Q: Following up on that, what else do you think insurers can learn from insurtechs?

I think collaboration, this spirit of collaboration has been really great, actually. So it's something it's almost like a yes and lets do more of that. Our B-to-B application — we do think of as almost like a LinkedIn, People come onto LinkedIn for their own purposes, right? There's B-to-B applications of it, of course, but there's such a richness of data, right? There's so many different things, and then finding the B-to-B uses of it is must be quite collaborative, and you must be quite creative. And I found that working with the carriers have been really good, especially on the data side. We don't sell our data, it's part of our principle for members to not do that. But with the carriers, were able to kind of find the use cases for them and create insights and sub scores, things that they can use. And I think that has been so great to work on. And also working with the reinsurers we had some key project efforts with them — and also empowered by other insuretechs — they've gotten more sophisticated and modern, in how they're doing it. So it's making us more valuable partners and also happier partners in building things that are less friction, more valuable to modern customers.

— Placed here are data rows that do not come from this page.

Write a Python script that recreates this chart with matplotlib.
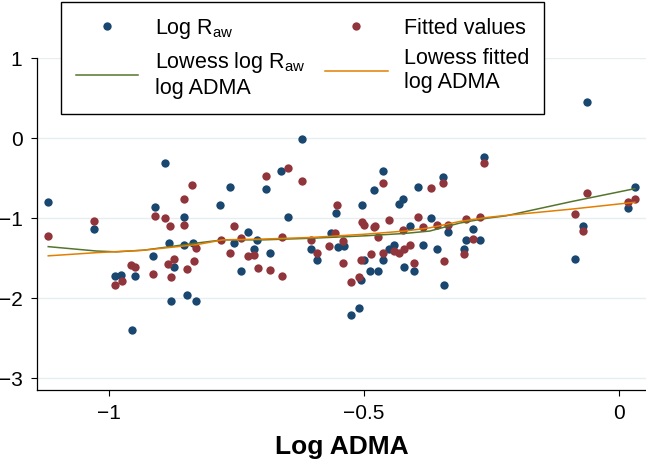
import matplotlib
matplotlib.use("Agg")
import matplotlib.pyplot as plt
from matplotlib.lines import Line2D

plt.rcParams['font.family'] = ['Liberation Sans', 'DejaVu Sans']
plt.rcParams['mathtext.fontset'] = 'custom'
plt.rcParams['mathtext.rm'] = 'Liberation Sans'
plt.rcParams['mathtext.it'] = 'Liberation Sans'

# log Raw (observed)
raw_x = [-1.119, -1.029, -0.988, -0.976, -0.955, -0.948, -0.913, -0.910, -0.890, -0.882,
         -0.878, -0.872, -0.853, -0.852, -0.846, -0.835, -0.830, -0.782, -0.741, -0.763,
         -0.755, -0.727, -0.716, -0.709, -0.692, -0.685, -0.662, -0.649, -0.621, -0.603,
         -0.593, -0.565, -0.555, -0.551, -0.539, -0.525, -0.510, -0.505, -0.503, -0.500,
         -0.488, -0.481, -0.472, -0.463, -0.462, -0.451, -0.441, -0.432, -0.423, -0.422,
         -0.410, -0.402, -0.395, -0.384, -0.368, -0.357, -0.345, -0.344, -0.336, -0.304,
         -0.299, -0.287, -0.272, -0.264, -0.086, -0.070, -0.063, 0.017, 0.031]
raw_y = [-0.80, -1.14, -1.72, -1.71, -2.40, -1.72, -1.47, -0.86, -0.305, -1.305,
         -2.03, -1.61, -0.99, -1.34, -1.96, -1.305, -2.03, -0.84, -1.66, -0.61,
         -1.31, -1.17, -1.38, -1.27, -0.64, -1.43, -0.405, -0.99, -0.015, -1.39,
         -1.52, -1.19, -0.94, -1.355, -1.35, -2.205, -2.12, -1.77, -0.84, -1.52,
         -1.655, -0.65, -1.655, -1.52, -0.415, -1.38, -1.34, -0.825, -0.755, -1.605,
         -1.10, -1.655, -0.61, -1.34, -0.995, -1.38, -0.48, -1.83, -1.17, -1.38,
         -1.27, -1.13, -1.27, -0.235, -1.515, -1.10, 0.455, -0.87, -0.61]

# fitted values
fit_x = [-1.119, -1.029, -0.988, -0.975, -0.956, -0.948, -0.914, -0.910, -0.890, -0.881,
         -0.885, -0.879, -0.873, -0.853, -0.853, -0.846, -0.837, -0.834, -0.830, -0.763,
         -0.755, -0.781, -0.741, -0.727, -0.715, -0.708, -0.692, -0.685, -0.661, -0.660,
         -0.649, -0.621, -0.603, -0.593, -0.568, -0.556, -0.552, -0.541, -0.541, -0.525,
         -0.510, -0.506, -0.503, -0.500, -0.487, -0.481, -0.478, -0.472, -0.462, -0.462,
         -0.451, -0.442, -0.432, -0.423, -0.422, -0.410, -0.402, -0.395, -0.384, -0.368,
         -0.357, -0.345, -0.344, -0.336, -0.304, -0.299, -0.287, -0.272, -0.264, -0.086,
         -0.070, -0.063, 0.017, 0.031]
fit_y = [-1.225, -1.04, -1.84, -1.78, -1.585, -1.61, -1.70, -0.975, -1.00, -1.10,
         -1.57, -1.73, -1.51, -1.085, -0.76, -1.63, -0.59, -1.54, -1.375, -1.43,
         -1.10, -1.275, -1.25, -1.475, -1.455, -1.625, -0.47, -1.645, -1.235, -1.72,
         -0.37, -0.54, -1.27, -1.43, -1.345, -1.18, -0.84, -1.28, -1.56, -1.795,
         -1.735, -1.525, -1.05, -1.08, -1.445, -1.115, -1.10, -1.235, -0.56, -1.44,
         -1.025, -1.415, -1.435, -1.145, -1.38, -1.33, -1.56, -0.99, -1.105, -0.62,
         -1.08, -0.56, -1.53, -1.08, -1.45, -1.005, -1.26, -0.98, -0.31, -0.945,
         -1.155, -0.69, -0.80, -0.755]

# lowess curves
low_raw_x = [-1.119, -1.024, -0.985, -0.933, -0.880, -0.828, -0.776, -0.697, -0.603,
             -0.499, -0.420, -0.371, -0.312, -0.259, -0.222, -0.092, 0.031]
low_raw_y = [-1.355, -1.41, -1.42, -1.40, -1.355, -1.31, -1.27, -1.27, -1.25,
             -1.22, -1.19, -1.16, -1.06, -1.00, -0.97, -0.79, -0.63]
low_fit_x = [-1.119, -1.024, -0.933, -0.828, -0.776, -0.697, -0.603, -0.499, -0.420,
             -0.371, -0.312, -0.259, -0.222, -0.092, 0.031]
low_fit_y = [-1.47, -1.43, -1.40, -1.33, -1.27, -1.26, -1.24, -1.20, -1.16,
             -1.12, -1.04, -0.99, -0.965, -0.885, -0.80]

x_ticks = [-1, -0.5, 0]
x_labels = ['\u22121', '\u22120.5', '0']
y_ticks = [1, 0, -1, -2, -3]
y_labels = ['1', '0', '\u22121', '\u22122', '\u22123']

navy = '#1a476f'
maroon = '#90353b'
green = '#55752f'
orange = '#e37e00'

fig = plt.figure(figsize=(6.46, 4.63), dpi=100)
ax = fig.add_axes([0.0573, 0.158, 0.9427, 0.716])

ax.scatter(raw_x, raw_y, s=36, color=navy, linewidths=0, zorder=3)
ax.scatter(fit_x, fit_y, s=36, color=maroon, linewidths=0, zorder=3)
ax.plot(low_raw_x, low_raw_y, color=green, lw=1.1, zorder=4)
ax.plot(low_fit_x, low_fit_y, color=orange, lw=1.1, zorder=4)

ax.set_xlim(-1.141, 0.053)
ax.set_ylim(-3.146, 1.0)
ax.set_xticks(x_ticks)
ax.set_xticklabels(x_labels)
ax.set_yticks(y_ticks)
ax.set_yticklabels(y_labels)
ax.tick_params(axis='both', direction='out', length=4.5, width=0.8, labelsize=15, pad=6)
ax.grid(axis='y', color='#e6eef0', lw=1.0)
ax.set_axisbelow(True)
for s in ['top', 'right']:
    ax.spines[s].set_visible(False)
for s in ['left', 'bottom']:
    ax.spines[s].set_linewidth(0.9)
ax.set_xlabel('Log ADMA', fontsize=19, fontweight='bold', labelpad=8)

handles = [
    Line2D([], [], ls='none', marker='o', ms=6, color=navy, mec='none'),
    Line2D([], [], color=green, lw=1.1),
    Line2D([], [], ls='none', marker='o', ms=6, color=maroon, mec='none'),
    Line2D([], [], color=orange, lw=1.1),
]
labels = ['Log R$_{\\mathrm{aw}}$', 'Lowess log R$_{\\mathrm{aw}}$\nlog ADMA',
          'Fitted values', 'Lowess fitted\nlog ADMA']
leg = fig.legend(handles, labels, ncol=2, loc='upper left',
                 bbox_to_anchor=(0.0944, 0.996, 0.748, 0.0), mode='expand',
                 borderaxespad=0, fontsize=15.5, frameon=True, fancybox=False,
                 edgecolor='black', framealpha=1, handlelength=2.9, handletextpad=0.75,
                 columnspacing=1.1, borderpad=0.7, labelspacing=0.4)
leg.get_frame().set_linewidth(1.0)

fig.savefig('out.png', dpi=100)
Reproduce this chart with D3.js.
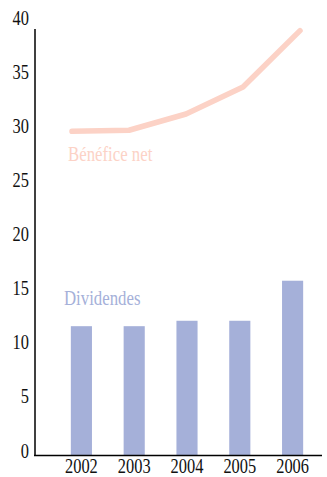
<!DOCTYPE html>
<html><head><meta charset="utf-8">
<script src="https://cdn.jsdelivr.net/npm/d3@7"></script>
<style>body{margin:0;background:#fff}svg{display:block}</style>
</head><body>
<script>
const years = ["2002","2003","2004","2005","2006"];
const dividendes = [11.9, 11.9, 12.4, 12.4, 16.1];
const beneficeNet = [29.9, 30.0, 31.5, 34.0, 39.2];
const yTicks = [0,5,10,15,20,25,30,35,40];

const W = 327, H = 477;
const svg = d3.select("body").append("svg").attr("width", W).attr("height", H);
const font = "'Liberation Serif', serif";
const x = d3.scaleBand().domain(years).range([55, 319]).paddingInner(0.6).paddingOuter(0.3);
const xl = d3.scalePoint().domain(years).range([72, 300]);
const y = d3.scaleLinear().domain([0, 40]).range([455, 22]);

// bars
svg.selectAll("rect.bar").data(years).join("rect")
  .attr("x", d => x(d)).attr("width", x.bandwidth())
  .attr("y", (d,i) => y(dividendes[i])).attr("height", (d,i) => y(0) - y(dividendes[i]))
  .attr("fill", "#a5b0d9");

// line
const line = d3.line().x((d,i) => xl(years[i])).y(d => y(d));
svg.append("path").datum(beneficeNet).attr("d", line)
  .attr("fill", "none").attr("stroke", "#fcd2c6").attr("stroke-width", 5.5)
  .attr("stroke-linecap", "round").attr("stroke-linejoin", "round");

// axes
svg.append("line").attr("x1", 35).attr("x2", 35).attr("y1", 29).attr("y2", 455.5).attr("stroke", "#000").attr("stroke-width", 1.5);
svg.append("line").attr("x1", 34).attr("x2", 322).attr("y1", 455.5).attr("y2", 455.5).attr("stroke", "#000").attr("stroke-width", 1.5);

svg.append("g").selectAll("text").data(yTicks).join("text")
  .attr("transform", d => `translate(29,${y(d) + 2.5}) scale(0.82,1)`)
  .attr("text-anchor", "end")
  .attr("font-family", font).attr("font-size", 20).attr("fill", "#111")
  .text(d => d);

svg.append("g").selectAll("text").data(years).join("text")
  .attr("transform", d => `translate(${x(d) + x.bandwidth()/2},473) scale(0.82,1)`)
  .attr("text-anchor", "middle")
  .attr("font-family", font).attr("font-size", 20).attr("fill", "#111")
  .text(d => d);

svg.append("text").attr("transform", "translate(68,161) scale(0.84,1)")
  .attr("font-family", font).attr("font-size", 20).attr("fill", "#fcd2c6").text("Bénéfice net");
svg.append("text").attr("transform", "translate(64,305) scale(0.84,1)")
  .attr("font-family", font).attr("font-size", 20).attr("fill", "#a5b0d9").text("Dividendes");
</script>
</body></html>
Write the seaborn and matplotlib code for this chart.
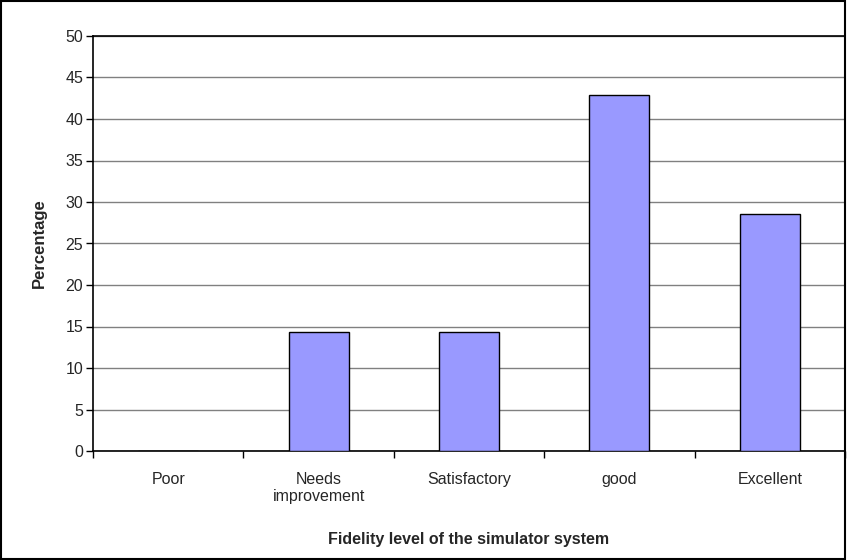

Q: What's next for Optimity?

There are quite a few things that's on the horizon that I'm really excited about. So I'll talk about three of them. The first one is a second revamp of Project Mama. I started it with my first child, who was born about two years ago. So it's a program, a journey, for someone going through their prenatal and a pregnancy journey as well as postpartum. And what's different about it is instead of just telling you what fruit size their baby is, and just some basic information. It also has content and exercises for mental health and financial wellness. And it follows you past your journey. And it's not just for the woman who is going through that it's also for her partner and family to do it. So Project Mama number one was was great. And then now we're working on version two of it, because I am on my second child right now. So I'm three months into it. So I think that's something very exciting. And we are going to bring the holistic view to a population and getting the whole family involved.

I'm very also passionate about project number two and three — both born out of the pandemic. So the pandemic had kept a lot of children at home, and the homeschooling with a intermittent type of things, has really reduced IQ for kids. So I had just been researching this over the last while and there are numerous podcasts that's really highlighting the detriment of the lockdowns and habit changes in the pandemic for children, for teens. Suicide rates are up, the mental health issues have — double digit increases, and sometimes triple digits in specific populations. And the poor families are affected more, but the general IQ — there's a 20 point drop in IQ.

All this is something that we need to focus on. So Optimity originally is currently in this form is only available for adults but we just announced a pilot program to make it available for teens as well. So I think that's something that's a great pilot project. And I think that's something to watch over the next bit. And then the last bit is also out of the pandemic, there's so many canceled or elective like surgeries, and for diabetes, heart disease, and many people have, or just were not able to take a early intervention or proactive approach to health, which is all we're about. And just given our reach and how we're trying to do it, we find that the programming, that we're the journeys that we're offering for diabetes, hypertension — is to not only a something that we must empower people and democratize on their self assessment and improvement and just like getting a handle on it and early detection and intervention. But also, the community itself has probably grown quite a bit. So all three projects are probably very powerful in its own right. And I hope we're going to be able to do a lot of good by doing these different things.